От души мы радовались этому письму. Оно, как крепкое братское рукопожатие, сказало нам о многом: о том, что мы не одиноки, что на воле идет борьба; товарищи помнят о нас и вырвут из белого плена.
В конце 1919 года или начале 1920 года, точно не помню, в лагере стало тревожно. Где-то невдалеке шел бой. Вдруг дверь шумно распахнулась и на пороге появились люди в коротких шубах. На их шапках горели красные звезды. Они поздравили нас со свободой.

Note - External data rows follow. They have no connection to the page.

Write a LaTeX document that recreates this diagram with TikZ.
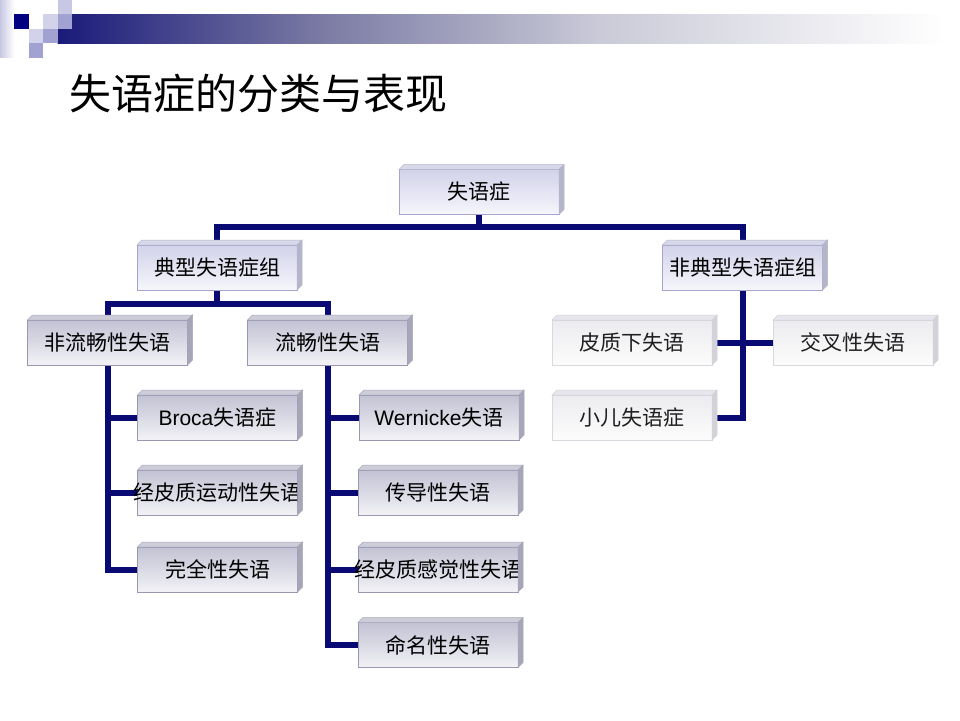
\documentclass[tikz,border=0pt]{standalone}
\usepackage{fontspec}
\setmainfont{Noto Sans CJK SC}
\newfontfamily\lat{Liberation Sans}
\usetikzlibrary{calc}
\pgfdeclarelayer{background}
\pgfsetlayers{background,main}
\definecolor{navy}{HTML}{0A0A74}
\definecolor{hdrnavy}{HTML}{000080}
\definecolor{hdrlight}{HTML}{D2D2EA}
\definecolor{hdrmed}{HTML}{A2A2D2}
\definecolor{hdrtop}{HTML}{C8C8E4}
\definecolor{barA}{HTML}{1A1A7A}
\definecolor{barB}{HTML}{7A7AA4}
\definecolor{barC}{HTML}{CACAD8}
% lavender boxes
\definecolor{topA}{HTML}{D2D2EA}
\definecolor{botA}{HTML}{F6F6FC}
\definecolor{bordA}{HTML}{A4A4CE}
\definecolor{faceTA}{HTML}{D8D8EA}
\definecolor{faceRA}{HTML}{B4B4CA}
% gray boxes
\definecolor{topB}{HTML}{C2C2D4}
\definecolor{botB}{HTML}{F2F2F6}
\definecolor{bordB}{HTML}{9898B0}
\definecolor{faceTB}{HTML}{CDCDDA}
\definecolor{faceRB}{HTML}{A6A6B8}
% white boxes
\definecolor{topC}{HTML}{ECECF0}
\definecolor{botC}{HTML}{FCFCFC}
\definecolor{bordC}{HTML}{D8D8DE}
\definecolor{faceTC}{HTML}{E6E6EC}
\definecolor{faceRC}{HTML}{D2D2D8}
\tikzset{
  box/.style={rectangle, minimum width=160pt, minimum height=45pt, inner sep=0pt,
    outer sep=0pt, font=\fontsize{21}{21}\selectfont, line width=0.8pt, text=black},
  boxA/.style={box, draw=bordA, top color=topA, bottom color=botA},
  boxB/.style={box, draw=bordB, top color=topB, bottom color=botB},
  boxC/.style={box, draw=bordC, top color=topC, bottom color=botC, text=black!88},
  conn/.style={draw=navy, line width=6pt, line join=miter, line cap=butt},
}
\newcommand\bevel[3]{%
  \filldraw[fill=#2, draw=#3, line width=0.5pt] (#1.north west) -- ([shift={(5,-5)}]#1.north west)
    -- ([shift={(5,-5)}]#1.north east) -- (#1.north east) -- cycle;
  \filldraw[fill=#3, draw=#3, line width=0.5pt] (#1.north east) -- ([shift={(5,-5)}]#1.north east)
    -- ([shift={(5,-5)}]#1.south east) -- (#1.south east) -- cycle;
}
\begin{document}
\begin{tikzpicture}[x=1pt,y=-1pt]
\useasboundingbox (0,0) rectangle (960,720);
% header decoration
\fill[left color=hdrtop, right color=white] (0,0) rectangle (14.4,57.6);
\fill[left color=barA, right color=barB] (57.6,14.4) rectangle (320,43.2);
\fill[left color=barB, right color=barC] (319.5,14.4) rectangle (600,43.2);
\fill[left color=barC, right color=white] (599.5,14.4) rectangle (945,43.2);
\fill[hdrtop] (57.6,0) rectangle (72,14.4);
\fill[hdrnavy] (14.4,14.4) rectangle (28.8,28.8);
\fill[hdrlight] (43.2,14.4) rectangle (57.6,28.8);
\fill[hdrmed] (57.6,14.4) rectangle (72,28.8);
\fill[hdrlight] (28.8,28.8) rectangle (43.2,43.2);
\fill[hdrmed] (43.2,28.8) rectangle (57.6,43.2);
\fill[hdrmed] (28.8,43.2) rectangle (43.2,57.6);
% title
\node[anchor=west, inner sep=0pt, font=\fontsize{42}{42}\selectfont] (title) at (69,94) {失语症的分类与表现};
% boxes
\node[boxA] (root) at (479,192) {失语症};
\node[boxA] (typ) at (217,267.5) {典型失语症组};
\node[boxA] (atyp) at (742.5,267.5) {非典型失语症组};
\node[boxB] (nf) at (107.5,342.5) {非流畅性失语};
\node[boxB] (fl) at (327.5,342.5) {流畅性失语};
\node[boxB] (broca) at (217.5,417.5) {{\lat Broca}失语症};
\node[boxB] (tcm) at (217.5,492.5) {\makebox[0pt]{经皮质运动性失语}};
\node[boxB] (glob) at (217.5,569.5) {完全性失语};
\node[boxB] (wern) at (439,417.5) {{\lat Wernicke}失语};
\node[boxB] (cond) at (438,492.5) {传导性失语};
\node[boxB] (tcs) at (438,569.5) {\makebox[0pt]{经皮质感觉性失语}};
\node[boxB] (anom) at (438,645) {命名性失语};
\node[boxC] (sub) at (632,342.5) {皮质下失语};
\node[boxC] (cross) at (853,342.5) {交叉性失语};
\node[boxC] (child) at (632,417.5) {小儿失语症};
\foreach \n in {root,typ,atyp}{\bevel{\n}{faceTA}{faceRA}}
\foreach \n in {nf,fl,broca,tcm,glob,wern,cond,tcs,anom}{\bevel{\n}{faceTB}{faceRB}}
\foreach \n in {sub,cross,child}{\bevel{\n}{faceTC}{faceRC}}
% connectors
\coordinate (b1) at (479,227);
\coordinate (b2) at (217,304);
\begin{pgfonlayer}{background}
\draw[conn] (root.south) -- (b1);
\draw[conn] (typ.north) |- (b1) -| (atyp.north);
\draw[conn] (typ.south) -- (b2);
\draw[conn] (nf.north) |- (b2) -| (fl.north);
\draw[conn] (nf.south) |- (glob.west);
\draw[conn] (broca.west) -- (broca.west -| nf.south);
\draw[conn] (tcm.west) -- (tcm.west -| nf.south);
\draw[conn] (fl.south) |- (anom.west);
\draw[conn] (wern.west) -- (wern.west -| fl.south);
\draw[conn] (cond.west) -- (cond.west -| fl.south);
\draw[conn] (tcs.west) -- (tcs.west -| fl.south);
\draw[conn] (atyp.south) |- (child.east);
\draw[conn] (sub.east) -- (cross.west);
\end{pgfonlayer}
\end{tikzpicture}
\end{document}
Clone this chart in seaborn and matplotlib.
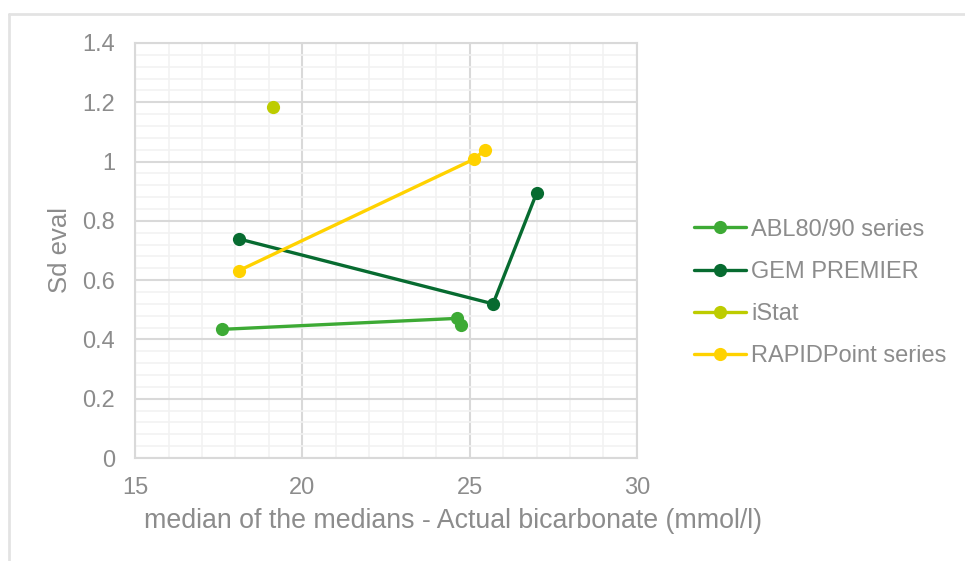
import pandas as pd
import matplotlib
matplotlib.use('Agg')
import matplotlib.pyplot as plt
import seaborn as sns
from matplotlib.lines import Line2D
from matplotlib.ticker import MultipleLocator

# data
abl_x = [17.6, 24.63, 24.75]
abl_y = [0.434, 0.471, 0.449]
gem_x = [18.1, 25.7, 27.0]
gem_y = [0.739, 0.520, 0.893]
istat_x = [19.13]
istat_y = [1.185]
rapid_x = [18.1, 25.13, 25.45]
rapid_y = [0.632, 1.008, 1.039]

series_names = ['ABL80/90 series', 'GEM PREMIER', 'iStat', 'RAPIDPoint series']
series_colors = ['#3DAA35', '#076B30', '#BDCC00', '#FFD200']

frames = []
for name, xs, ys in zip(series_names,
                        [abl_x, gem_x, istat_x, rapid_x],
                        [abl_y, gem_y, istat_y, rapid_y]):
    frames.append(pd.DataFrame({'x': xs, 'y': ys, 'series': name,
                                'order': range(len(xs))}))
df = pd.concat(frames, ignore_index=True)

sns.set_theme(style='white')
plt.rcParams['font.family'] = ['Liberation Sans', 'DejaVu Sans']
text_color = '#8C8C8C'

fig = plt.figure(figsize=(9.65, 5.61), dpi=100)
ax = fig.add_axes([0.140, 0.1836, 0.520, 0.7398])

palette = dict(zip(series_names, series_colors))
sns.lineplot(data=df, x='x', y='y', hue='series', units='series', estimator=None,
             sort=False, palette=palette, linewidth=2.4, marker='o',
             markersize=9.5, markeredgewidth=0, legend=False, ax=ax)

ax.set_xlim(15, 30)
ax.set_ylim(0, 1.4)
ax.xaxis.set_major_locator(MultipleLocator(5))
ax.xaxis.set_minor_locator(MultipleLocator(1))
ax.yaxis.set_major_locator(MultipleLocator(0.2))
ax.yaxis.set_minor_locator(MultipleLocator(0.04))
ax.set_yticks([0, 0.2, 0.4, 0.6, 0.8, 1.0, 1.2, 1.4])
ax.set_yticklabels(['0', '0.2', '0.4', '0.6', '0.8', '1', '1.2', '1.4'])
ax.grid(which='major', color='#D9D9D9', linewidth=1.5)
ax.grid(which='minor', color='#F2F2F2', linewidth=1.2)
ax.set_axisbelow(True)
for s in ax.spines.values():
    s.set_color('#D9D9D9')
    s.set_linewidth(1.5)
ax.tick_params(axis='y', which='both', length=0, labelsize=17, colors=text_color, pad=14.4)
ax.tick_params(axis='x', which='both', length=0, labelsize=17, colors=text_color, pad=14)

ax.set_xlabel('median of the medians - Actual bicarbonate (mmol/l)',
              fontsize=19.3, color=text_color, labelpad=6)
ax.xaxis.label.set_x(0.633)
ax.set_ylabel('Sd eval', fontsize=18.5, color=text_color, labelpad=7.5)

handles = [Line2D([0], [0], color=c, linewidth=2.4, marker='o', markersize=9.5,
                  markeredgewidth=0) for c in series_colors]
fig.legend(handles, series_names, loc='center left', bbox_to_anchor=(0.6976, 0.478),
           frameon=False, fontsize=17, labelcolor=text_color, handlelength=2.2,
           handletextpad=0.2, labelspacing=0.85)

# outer chart border (top and left visible)
fig.add_artist(Line2D([0.009, 1.0], [0.975, 0.975], color='#E3E3E3', linewidth=2,
                      transform=fig.transFigure))
fig.add_artist(Line2D([0.009, 0.009], [0.0, 0.975], color='#E3E3E3', linewidth=2,
                      transform=fig.transFigure))

fig.savefig('out.png', dpi=100)
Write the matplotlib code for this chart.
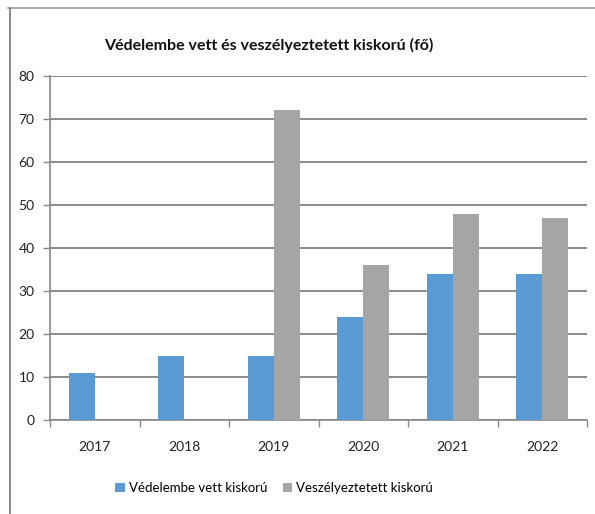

Трудно словами передать, что с нами творилось тогда от радости, от счастья. Так закончился колчаковский плен. Много наших товарищей погибло в плену, но те, кто остался в живых, просили оружия, чтобы отомстить за погибших, бороться за свободу парода. Плен был для нас не только мучением, но и школой. Школой, уроки которой не могли быть забыты и не пропали даром.
После недолгого отдыха в Хабаровске мы влились в разные отряды красных партизан. Вместе с хакасом Демирвоевым я попал в 1 взвод 3 роты 2-го батальона партизанской части Шевченко. В сражении с японскими интервентами и белогвардейцами был ранен.
Сейчас я колхозник колхоза «Свобода труда», Улуг-Хемского района. В 1946 году правительство за мой скромный труд наградило медалью «За трудовое отличие».